Deputies Woods, O'Rourke and Owen mentioned the possibility of a wife being divorced without having had notice of the proceedings. The existing law takes account of that aspect and the existing law is not being disturbed. Section 5 (6) preserves the grounds on which an Irish court may refuse to recognise a foreign divorce for reasons unconnected with the domicile of a spouse. Examples of such grounds are where the respondent has been improperly deprived of the opportunity to take part in the proceedings because he or she has not been given adequate notice of them. Another ground would be if the recognition of the decree would be against public policy. The Irish courts have refused to recognise foreign decrees in cases where the petitioner was overborne by duress into seeking the divorce, where the decree was obtained by a fraudulent invocation of the foreign court's jurisdiction or where recognition would constitute a substantial defeat of justice.

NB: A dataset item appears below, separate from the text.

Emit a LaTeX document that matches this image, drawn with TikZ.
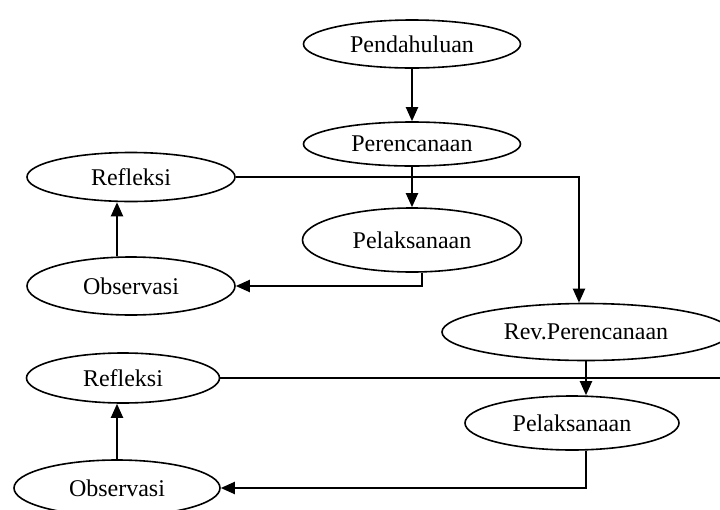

To refer to the contribution made this afternoon by Deputy Glenn, I would point out that at present if a husband goes to England and becomes domiciled there his wife can get a divorce from him in the English courts. Surely Deputy Glenn would not want to remove this possibility from the wife. Similarly, Deputy Glenn raised the question of whether the drafting of section 1 (1) supports the view that the rule of dependent domicile is constitutional. We are eliminating the present rule whether or not it may be deemed to be constitutional. We are not waiting for the Supreme Court to make a decision on that matter. The remarks of one of the judges in the Supreme Court in the case of Gaffney v Gaffney did not decide anything as to the constitutionality of the rule of dependent domicile of married women.

I thank all who contributed to the Bill. I am pleased that we have been able to expedite this debate so harmoniously and so placidly.

I would like to wish the Chair, the staff of the House and the members of the Press a very happy and enjoyable Easter.

Question put and agreed to.
Committee Stage ordered for Tuesday, 8 April 1986.
The Dáil adjourned at 3.45 p.m. until 2.30 p.m. on Tuesday, 8 April 1986.